Donc si une vache VEUT se déplacer, elle ne « divague » pas. Elle se promène, ou elle va quelque part. Comme nous. Parler de « divagation » des vaches, c’est employer les mots de « l’ennemi », de ceux qui veulent, sciemment ou pas, nous faire croire qu’une vache ne se conçoit que parquée.

En Corse, nous connaissons les troupeaux de vaches « libres », et je trouve ça absolument magnifique. Elles sont libres non seulement parce qu’elles ne sont pas enfermées, mais aussi parce qu’elles n’appartiennent à personne. Ce phénomène est assez peu fréquent ailleurs vu l’étonnement et l’enchantement qu’il provoque chez les touristes… et chez moi… et j’espère chez vous…

De l’enchantement, oui, parce que devant un troupeau libre sur une plage, on se retrouve transporté momentanément dans un monde idéal d’égalité, de liberté et même de fraternité. L’enchantement de se voir si semblables et si différents.

On pourrait en tirer fierté, dire « chez nous les vaches sont libres », montrer un modèle de société future où règne la coexistence pacifique entre espèces.
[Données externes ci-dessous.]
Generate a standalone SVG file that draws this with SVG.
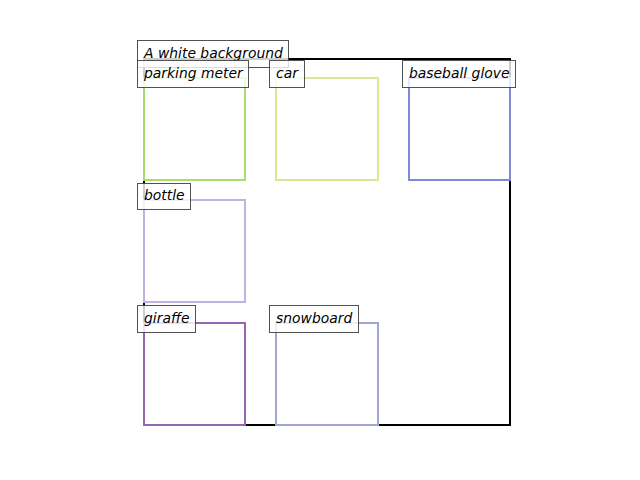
<svg xmlns="http://www.w3.org/2000/svg" width="640" height="480" viewBox="0 0 640 480">
<style>
.box{fill:none;stroke-width:2}
.lbl rect{fill:#ffffff;fill-opacity:0.8;stroke:#3f3f3f;stroke-opacity:0.9;stroke-width:1}
.lbl text{font-family:"DejaVu Sans",sans-serif;font-style:oblique;font-size:13.9px;fill:#000}
</style>
<rect width="640" height="480" fill="#ffffff"/>
<g id="background">
<rect x="144" y="59" width="366" height="366" fill="none" stroke="#000" stroke-width="2"/>
</g>
<g id="parking-meter"><rect class="box" x="144" y="78" width="101" height="102" stroke="#a8dc6c"/></g>
<g id="car"><rect class="box" x="276" y="78" width="102" height="102" stroke="#d8e894"/></g>
<g id="baseball-glove"><rect class="box" x="409" y="78" width="101" height="102" stroke="#8088d8"/></g>
<g id="bottle"><rect class="box" x="144" y="200" width="101" height="102" stroke="#c2b2e4"/></g>
<g id="giraffe"><rect class="box" x="144" y="323" width="101" height="102" stroke="#9866b0"/></g>
<g id="snowboard"><rect class="box" x="276" y="323" width="102" height="102" stroke="#a2a6d2"/></g>
<g id="labels">
<g class="lbl" id="label-background"><rect x="137.5" y="40.5" width="151" height="27"/><text x="144" y="58">A white background</text></g>
<g class="lbl" id="label-parking-meter"><rect x="137.5" y="60.5" width="111" height="27"/><text x="144" y="78">parking meter</text></g>
<g class="lbl" id="label-car"><rect x="269.5" y="60.5" width="35" height="27"/><text x="276" y="78">car</text></g>
<g class="lbl" id="label-baseball-glove"><rect x="402.5" y="60.5" width="113" height="27"/><text x="409" y="78">baseball glove</text></g>
<g class="lbl" id="label-bottle"><rect x="137.5" y="183.5" width="53" height="26"/><text x="144" y="200">bottle</text></g>
<g class="lbl" id="label-giraffe"><rect x="137.5" y="305.5" width="58" height="27"/><text x="144" y="323">giraffe</text></g>
<g class="lbl" id="label-snowboard"><rect x="269.5" y="305.5" width="89" height="27"/><text x="276" y="323">snowboard</text></g>
</g>
</svg>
Là, il y aurait vraiment de quoi être fier d’être Corse, parce qu’on aurait participé à la déconstruction de la domination, de la même façon que ceux qui ont œuvré à donner le droit de vote aux femmes au temps de Pascal Paoli pouvaient être fiers.
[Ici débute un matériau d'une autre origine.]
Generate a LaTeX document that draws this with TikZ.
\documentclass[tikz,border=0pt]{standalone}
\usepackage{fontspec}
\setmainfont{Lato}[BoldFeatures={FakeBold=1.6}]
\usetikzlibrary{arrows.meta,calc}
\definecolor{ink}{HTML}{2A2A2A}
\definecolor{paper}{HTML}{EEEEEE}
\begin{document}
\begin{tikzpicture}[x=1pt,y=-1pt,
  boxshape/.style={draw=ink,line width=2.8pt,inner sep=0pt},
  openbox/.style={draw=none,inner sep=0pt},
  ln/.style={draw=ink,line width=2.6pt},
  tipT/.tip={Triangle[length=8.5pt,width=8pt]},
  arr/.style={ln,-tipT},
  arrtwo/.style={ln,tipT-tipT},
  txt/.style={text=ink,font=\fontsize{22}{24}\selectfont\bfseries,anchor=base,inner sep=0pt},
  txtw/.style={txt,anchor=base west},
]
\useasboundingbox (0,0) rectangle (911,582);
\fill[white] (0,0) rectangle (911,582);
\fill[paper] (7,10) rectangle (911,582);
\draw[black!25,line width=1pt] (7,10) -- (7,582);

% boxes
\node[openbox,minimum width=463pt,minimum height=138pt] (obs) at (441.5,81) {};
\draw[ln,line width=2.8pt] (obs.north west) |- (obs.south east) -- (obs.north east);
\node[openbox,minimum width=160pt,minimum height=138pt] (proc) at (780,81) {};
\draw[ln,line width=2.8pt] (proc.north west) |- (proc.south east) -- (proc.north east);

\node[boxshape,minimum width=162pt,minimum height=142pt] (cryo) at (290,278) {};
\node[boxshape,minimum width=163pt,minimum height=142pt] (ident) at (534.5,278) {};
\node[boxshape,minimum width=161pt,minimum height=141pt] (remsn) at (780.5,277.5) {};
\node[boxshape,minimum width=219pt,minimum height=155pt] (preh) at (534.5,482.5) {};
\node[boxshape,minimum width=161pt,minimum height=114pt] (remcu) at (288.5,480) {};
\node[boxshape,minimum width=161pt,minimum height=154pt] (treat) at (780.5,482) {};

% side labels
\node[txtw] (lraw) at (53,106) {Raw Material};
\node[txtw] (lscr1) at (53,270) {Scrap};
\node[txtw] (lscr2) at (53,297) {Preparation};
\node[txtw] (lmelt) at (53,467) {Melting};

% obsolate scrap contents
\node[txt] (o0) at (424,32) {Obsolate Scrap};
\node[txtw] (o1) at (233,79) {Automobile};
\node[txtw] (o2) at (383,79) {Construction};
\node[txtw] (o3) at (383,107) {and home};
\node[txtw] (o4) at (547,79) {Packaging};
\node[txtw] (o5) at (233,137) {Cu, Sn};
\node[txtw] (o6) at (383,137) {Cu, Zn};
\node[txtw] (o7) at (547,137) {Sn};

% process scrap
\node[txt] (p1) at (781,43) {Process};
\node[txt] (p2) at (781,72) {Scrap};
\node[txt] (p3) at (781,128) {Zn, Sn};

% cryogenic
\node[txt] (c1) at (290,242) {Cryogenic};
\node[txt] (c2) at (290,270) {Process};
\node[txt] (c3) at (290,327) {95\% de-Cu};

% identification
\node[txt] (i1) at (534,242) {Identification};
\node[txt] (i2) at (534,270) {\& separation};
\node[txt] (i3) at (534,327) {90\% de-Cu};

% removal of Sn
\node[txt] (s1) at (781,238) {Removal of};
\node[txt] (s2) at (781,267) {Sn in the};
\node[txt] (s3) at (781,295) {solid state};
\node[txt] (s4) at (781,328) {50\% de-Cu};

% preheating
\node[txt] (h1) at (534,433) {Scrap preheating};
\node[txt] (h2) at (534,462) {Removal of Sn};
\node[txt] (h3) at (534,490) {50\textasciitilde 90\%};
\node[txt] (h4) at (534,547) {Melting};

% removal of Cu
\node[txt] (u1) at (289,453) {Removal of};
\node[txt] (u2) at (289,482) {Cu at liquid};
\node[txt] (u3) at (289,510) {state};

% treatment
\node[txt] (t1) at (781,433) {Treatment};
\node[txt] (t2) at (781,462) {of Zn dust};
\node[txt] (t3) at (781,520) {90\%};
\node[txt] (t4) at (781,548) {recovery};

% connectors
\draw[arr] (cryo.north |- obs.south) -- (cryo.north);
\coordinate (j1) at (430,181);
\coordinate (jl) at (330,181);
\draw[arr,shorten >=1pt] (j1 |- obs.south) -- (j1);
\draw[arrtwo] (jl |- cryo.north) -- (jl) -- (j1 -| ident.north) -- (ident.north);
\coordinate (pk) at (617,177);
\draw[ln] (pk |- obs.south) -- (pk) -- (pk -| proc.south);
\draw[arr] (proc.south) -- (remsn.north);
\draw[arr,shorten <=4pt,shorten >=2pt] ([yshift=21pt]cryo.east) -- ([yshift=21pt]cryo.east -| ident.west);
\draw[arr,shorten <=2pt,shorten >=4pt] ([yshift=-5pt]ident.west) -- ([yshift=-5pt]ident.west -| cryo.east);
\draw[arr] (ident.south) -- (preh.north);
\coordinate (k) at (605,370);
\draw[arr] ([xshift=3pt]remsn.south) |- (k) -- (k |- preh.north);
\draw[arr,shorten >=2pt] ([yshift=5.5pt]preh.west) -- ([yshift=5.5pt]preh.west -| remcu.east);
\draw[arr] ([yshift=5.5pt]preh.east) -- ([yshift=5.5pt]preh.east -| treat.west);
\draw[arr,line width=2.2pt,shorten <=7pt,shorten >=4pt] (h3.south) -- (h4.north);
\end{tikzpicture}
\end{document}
Mais non, on brandit Pascal Paoli à tout bout de champ, mais on n’a rien retenu de son esprit d’ouverture de justice.
« Les vaches provoquent des accidents sur les routes, elles encornent les touristes sur les plages, elles détruisent les jardins, il faut retrouver leur propriétaire et l’obliger à les parquer, si elles n’ont pas de propriétaire, il faut les abattre, c’est malheureux mais il n’y a pas d’autre solution, et de toute façon c’est mieux même pour elles, dans la nature elle n’arrivent pas à survivre, elles se font renverser par les voitures, et quand elles sont malades ou affamées ou assoiffées, elles souffrent encore plus. »

Ce serait vraiment si irréalisable, de clôturer les abords des routes (en ménageant des corridors d’accès pour les animaux) ou de transformer de vastes espaces en sanctuaires, comme les parcs naturels, de soigner les animaux malades, de les aider à trouver à boire et à manger en période sécheresse ?
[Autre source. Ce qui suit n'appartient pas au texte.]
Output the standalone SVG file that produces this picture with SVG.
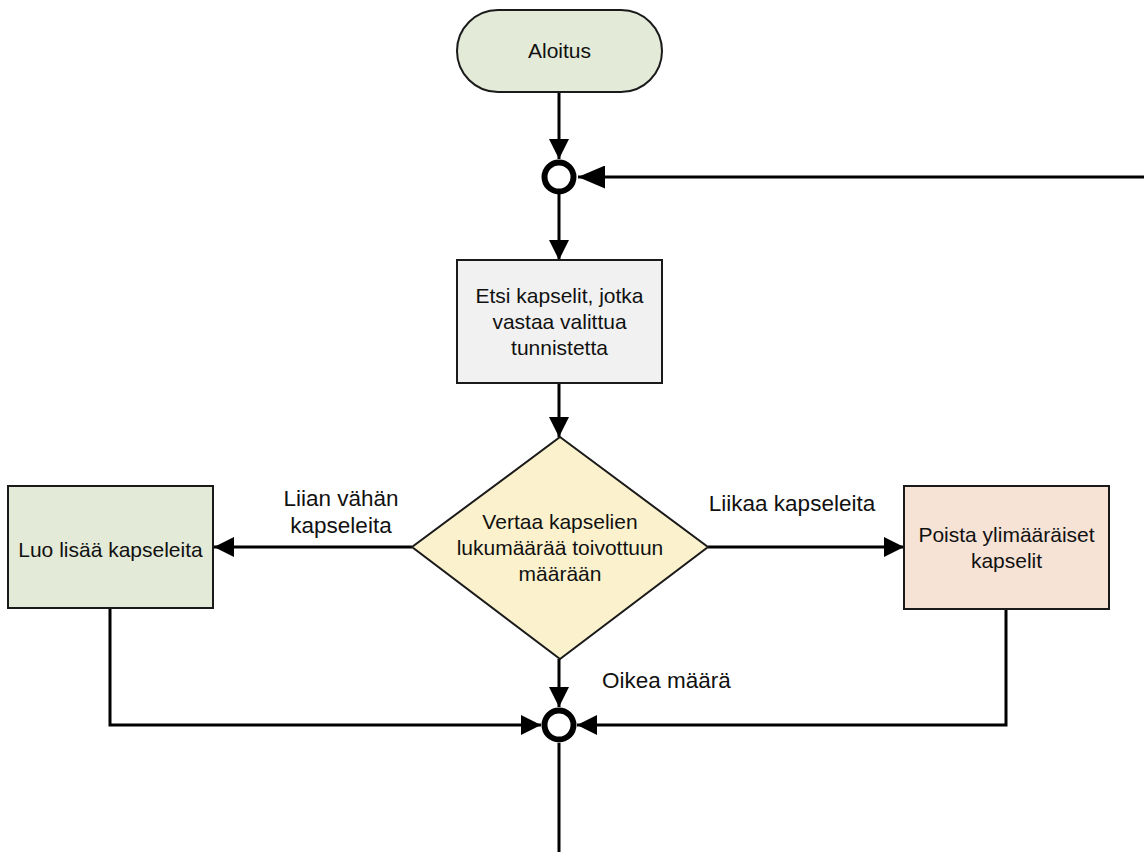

Qu’on ne me dise pas qu’il n’y a pas l’argent… Ouvrez le journal n’importe quel jour et comptabilisez un peu les millions dépensés pour des projets sans réelle importance… Pourquoi, lorsqu’on parle d’animaux, il n’y a subitement plus d’argent à dépenser ? Parce que nous n’avons pas encore démontré que nous sommes assez nombreux à nous soucier du sort des animaux. Les décideurs peuvent donc se désintéresser de ces questions, puisque ça n’aura pas d’impact négatif sur leur carrière.

Plus on parlera des animaux, plus le sujet gagnera en légitimité. Ne pas reprendre le terme « divagation » à son compte, c’est déjà un acte de résistance. Expliquer pourquoi on le conteste, c’est du militantisme. C’est affirmer que la vie d’une vache a autant d’importance à ses yeux que la nôtre en a pour nous.